* Task directions: Strip the pictures and reproduce the rest of the listing exactly.

* Data lines:
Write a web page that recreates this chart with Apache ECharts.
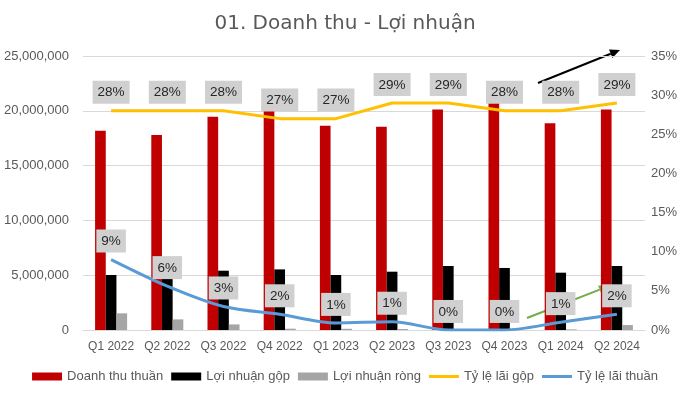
<!DOCTYPE html>
<html>
<head>
<meta charset="utf-8">
<script src="https://cdn.jsdelivr.net/npm/echarts@6/dist/echarts.min.js"></script>
<style>
  html, body { margin: 0; padding: 0; background: #fff; }
  #chart { width: 690px; height: 397px; }
</style>
</head>
<body>
<div id="chart"></div>
<script>
const quarters = ['Q1 2022', 'Q2 2022', 'Q3 2022', 'Q4 2022', 'Q1 2023', 'Q2 2023', 'Q3 2023', 'Q4 2023', 'Q1 2024', 'Q2 2024'];
const revenue = [18180000, 17790000, 19460000, 20070000, 18640000, 18550000, 20130000, 20830000, 18860000, 20130000];
const grossProfit = [5020000, 4960000, 5410000, 5530000, 5020000, 5320000, 5840000, 5660000, 5230000, 5840000];
const netProfit = [1520000, 970000, 510000, 120000, 110000, 90000, 30000, 20000, 60000, 450000];
const grossMargin = [28, 28, 28, 27, 27, 29, 29, 28, 28, 29];
const netMargin = [9, 5.6, 3, 2, 0.9, 1.05, 0, 0, 1, 2];

const chart = echarts.init(document.getElementById('chart'));
const font = 'Liberation Sans';
const textColor = '#595959';
const lineIcon = 'path://M0,0H30V3H0Z';

const boxLabel = {
  show: true,
  position: 'top',
  distance: 7,
  formatter: (p) => Math.round(p.value) + '%',
  backgroundColor: '#d0d0d0',
  color: '#262626',
  opacity: 1,
  fontFamily: font,
  fontSize: 13.5,
  padding: [5, 5, 4, 5]
};

function arrow(x1, y1, x2, y2, color, width) {
  const a = Math.atan2(y2 - y1, x2 - x1);
  const len = 10, half = 4.5;
  const bx = x2 - len * Math.cos(a), by = y2 - len * Math.sin(a);
  const nx = -Math.sin(a) * half, ny = Math.cos(a) * half;
  return {
    type: 'group',
    z: 100,
    children: [
      { type: 'line', shape: { x1, y1, x2: bx, y2: by }, style: { stroke: color, lineWidth: width } },
      { type: 'polygon', shape: { points: [[x2, y2], [bx + nx, by + ny], [bx - nx, by - ny]] }, style: { fill: color } }
    ]
  };
}

const option = {
  animation: false,
  title: {
    text: '01. Doanh thu - Lợi nhuận',
    left: 'center',
    top: 9,
    textStyle: { fontFamily: 'DejaVu Sans', fontSize: 20, fontWeight: 'normal', color: textColor }
  },
  grid: { left: 83, right: 45, top: 56, bottom: 67 },
  legend: {
    bottom: 9,
    left: 'center',
    itemWidth: 30,
    itemHeight: 8,
    itemGap: 8,
    textStyle: { fontFamily: font, fontSize: 13, color: textColor },
    data: [
      { name: 'Doanh thu thuần', icon: 'rect' },
      { name: 'Lợi nhuận gộp', icon: 'rect' },
      { name: 'Lợi nhuận ròng', icon: 'rect' },
      { name: 'Tỷ lệ lãi gộp', icon: lineIcon },
      { name: 'Tỷ lệ lãi thuần', icon: lineIcon }
    ]
  },
  xAxis: {
    type: 'category',
    data: quarters,
    axisTick: { show: false },
    axisLine: { lineStyle: { color: '#d9d9d9' } },
    axisLabel: { fontFamily: font, fontSize: 12, color: textColor, margin: 11, interval: 0 }
  },
  yAxis: [
    {
      type: 'value',
      min: 0,
      max: 25000000,
      interval: 5000000,
      axisLabel: {
        fontFamily: font, fontSize: 13, color: textColor, margin: 14,
        formatter: (v) => v.toLocaleString('en-US')
      },
      splitLine: { lineStyle: { color: '#d9d9d9' } }
    },
    {
      type: 'value',
      min: 0,
      max: 35,
      interval: 5,
      axisLabel: { fontFamily: font, fontSize: 13, color: textColor, margin: 6, formatter: '{value}%' },
      splitLine: { show: false }
    }
  ],
  series: [
    { name: 'Doanh thu thuần', type: 'bar', data: revenue, barGap: '0%', barCategoryGap: '43%', itemStyle: { color: '#c00000' } },
    { name: 'Lợi nhuận gộp', type: 'bar', data: grossProfit, itemStyle: { color: '#000000' } },
    { name: 'Lợi nhuận ròng', type: 'bar', data: netProfit, itemStyle: { color: '#a5a5a5' } },
    {
      name: 'Tỷ lệ lãi gộp', type: 'line', yAxisIndex: 1, data: grossMargin, z: 10,
      symbol: 'circle', symbolSize: 0.1, showSymbol: true,
      lineStyle: { color: '#ffc000', width: 3 }, itemStyle: { color: '#ffc000' },
      label: boxLabel, labelLayout: { hideOverlap: false }
    },
    {
      name: 'Tỷ lệ lãi thuần', type: 'line', yAxisIndex: 1, data: netMargin, smooth: 0.3, z: 10,
      symbol: 'circle', symbolSize: 0.1, showSymbol: true,
      lineStyle: { color: '#5b9bd5', width: 3 }, itemStyle: { color: '#5b9bd5' },
      label: boxLabel, labelLayout: { hideOverlap: false }
    }
  ],
  graphic: [
    arrow(538, 83, 620, 50, '#000000', 2),
    arrow(527, 318, 609, 286, '#70ad47', 2)
  ]
};

chart.setOption(option);
window.onresize = () => {
  chart.resize();
};
</script>
</body>
</html>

* Output:
Write a web page that recreates this chart with Apache ECharts.
<!DOCTYPE html>
<html>
<head>
<meta charset="utf-8">
<script src="https://cdn.jsdelivr.net/npm/echarts@6/dist/echarts.min.js"></script>
<style>
  html, body { margin: 0; padding: 0; background: #fff; }
  #chart { width: 690px; height: 397px; }
</style>
</head>
<body>
<div id="chart"></div>
<script>
const quarters = ['Q1 2022', 'Q2 2022', 'Q3 2022', 'Q4 2022', 'Q1 2023', 'Q2 2023', 'Q3 2023', 'Q4 2023', 'Q1 2024', 'Q2 2024'];
const revenue = [18180000, 17790000, 19460000, 20070000, 18640000, 18550000, 20130000, 20830000, 18860000, 20130000];
const grossProfit = [5020000, 4960000, 5410000, 5530000, 5020000, 5320000, 5840000, 5660000, 5230000, 5840000];
const netProfit = [1520000, 970000, 510000, 120000, 110000, 90000, 30000, 20000, 60000, 450000];
const grossMargin = [28, 28, 28, 27, 27, 29, 29, 28, 28, 29];
const netMargin = [9, 5.6, 3, 2, 0.9, 1.05, 0, 0, 1, 2];

const chart = echarts.init(document.getElementById('chart'));
const font = 'Liberation Sans';
const textColor = '#595959';
const lineIcon = 'path://M0,0H30V3H0Z';

const boxLabel = {
  show: true,
  position: 'top',
  distance: 7,
  formatter: (p) => Math.round(p.value) + '%',
  backgroundColor: '#d0d0d0',
  color: '#262626',
  opacity: 1,
  fontFamily: font,
  fontSize: 13.5,
  padding: [5, 5, 4, 5]
};

function arrow(x1, y1, x2, y2, color, width) {
  const a = Math.atan2(y2 - y1, x2 - x1);
  const len = 10, half = 4.5;
  const bx = x2 - len * Math.cos(a), by = y2 - len * Math.sin(a);
  const nx = -Math.sin(a) * half, ny = Math.cos(a) * half;
  return {
    type: 'group',
    z: 100,
    children: [
      { type: 'line', shape: { x1, y1, x2: bx, y2: by }, style: { stroke: color, lineWidth: width } },
      { type: 'polygon', shape: { points: [[x2, y2], [bx + nx, by + ny], [bx - nx, by - ny]] }, style: { fill: color } }
    ]
  };
}

const option = {
  animation: false,
  title: {
    text: '01. Doanh thu - Lợi nhuận',
    left: 'center',
    top: 9,
    textStyle: { fontFamily: 'DejaVu Sans', fontSize: 20, fontWeight: 'normal', color: textColor }
  },
  grid: { left: 83, right: 45, top: 56, bottom: 67 },
  legend: {
    bottom: 9,
    left: 'center',
    itemWidth: 30,
    itemHeight: 8,
    itemGap: 8,
    textStyle: { fontFamily: font, fontSize: 13, color: textColor },
    data: [
      { name: 'Doanh thu thuần', icon: 'rect' },
      { name: 'Lợi nhuận gộp', icon: 'rect' },
      { name: 'Lợi nhuận ròng', icon: 'rect' },
      { name: 'Tỷ lệ lãi gộp', icon: lineIcon },
      { name: 'Tỷ lệ lãi thuần', icon: lineIcon }
    ]
  },
  xAxis: {
    type: 'category',
    data: quarters,
    axisTick: { show: false },
    axisLine: { lineStyle: { color: '#d9d9d9' } },
    axisLabel: { fontFamily: font, fontSize: 12, color: textColor, margin: 11, interval: 0 }
  },
  yAxis: [
    {
      type: 'value',
      min: 0,
      max: 25000000,
      interval: 5000000,
      axisLabel: {
        fontFamily: font, fontSize: 13, color: textColor, margin: 14,
        formatter: (v) => v.toLocaleString('en-US')
      },
      splitLine: { lineStyle: { color: '#d9d9d9' } }
    },
    {
      type: 'value',
      min: 0,
      max: 35,
      interval: 5,
      axisLabel: { fontFamily: font, fontSize: 13, color: textColor, margin: 6, formatter: '{value}%' },
      splitLine: { show: false }
    }
  ],
  series: [
    { name: 'Doanh thu thuần', type: 'bar', data: revenue, barGap: '0%', barCategoryGap: '43%', itemStyle: { color: '#c00000' } },
    { name: 'Lợi nhuận gộp', type: 'bar', data: grossProfit, itemStyle: { color: '#000000' } },
    { name: 'Lợi nhuận ròng', type: 'bar', data: netProfit, itemStyle: { color: '#a5a5a5' } },
    {
      name: 'Tỷ lệ lãi gộp', type: 'line', yAxisIndex: 1, data: grossMargin, z: 10,
      symbol: 'circle', symbolSize: 0.1, showSymbol: true,
      lineStyle: { color: '#ffc000', width: 3 }, itemStyle: { color: '#ffc000' },
      label: boxLabel, labelLayout: { hideOverlap: false }
    },
    {
      name: 'Tỷ lệ lãi thuần', type: 'line', yAxisIndex: 1, data: netMargin, smooth: 0.3, z: 10,
      symbol: 'circle', symbolSize: 0.1, showSymbol: true,
      lineStyle: { color: '#5b9bd5', width: 3 }, itemStyle: { color: '#5b9bd5' },
      label: boxLabel, labelLayout: { hideOverlap: false }
    }
  ],
  graphic: [
    arrow(538, 83, 620, 50, '#000000', 2),
    arrow(527, 318, 609, 286, '#70ad47', 2)
  ]
};

chart.setOption(option);
window.onresize = () => {
  chart.resize();
};
</script>
</body>
</html>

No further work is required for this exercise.